I have been trying to figure out a way of making my issue property searchable, but have failed so far. My property is an array of JSON object in the following way :
[
{
“id”: “xyz”,
“role”: “dev”,
“key”: “admin”
},
{
“id”: “xyz”,
“role”: “test”,
“key”: “abc”
},
. . .
]
I am not able to figure out what would be “objectName” and “type” in the extractions, for the above format data. The tutorials have a few points on the array type properties, but i am not sure how will that help my cause, since i dont think i can re-format my data too much, as a lot of code has already been built around it.
Please help me out as soon as you can, as this is a big hurdle for me.
My advise would be: you can still retain your original properties if you’re using them for purposes other than JQL search, and just add additional properties that you would use only for indexing. However, that would require you to keep both in sync, which could be burdensome; it’s always better to have just one source of truth. Perhaps think about restructuring your original data then.
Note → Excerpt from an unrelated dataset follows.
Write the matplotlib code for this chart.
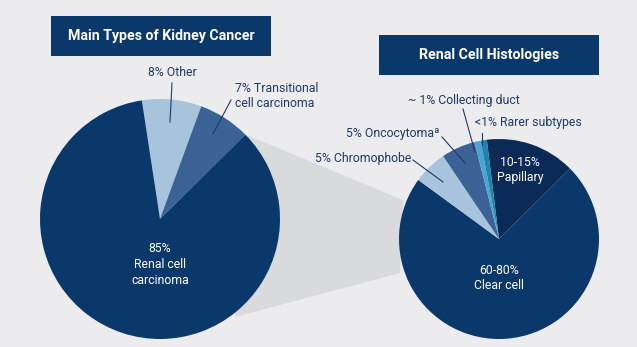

Thanks for the reply. I will have to rethink about this then, but it would have been much simpler if the “extractions” would take “array” and/or “json” as “type”, which will solve so many problems.
Anyway, thanks for the clarification and appreciate your quick response and help.
It shows how to store this content in the issue property tasks (plural!)
{“content”:“Test if works on Jira Cloud”, “completed” : 1}
The fact that it says tasks and the screenshot suggest that you can store multiple tasks in this property. I think readers of the documentation (like myself) then think that you could just store an array of tasks in the property (which you can) but then realize later that you can’t index an array at the property root.
The examples in the documentation do not match with the screenshot unless I am missing something or you use some fancy encoding to cramp multiple tasks into the same content and completed attribute.
Would be good if this documentation gets an overhaul and is very explicit about the fact that if you use anything other than an object as the property root, indexing won’t work.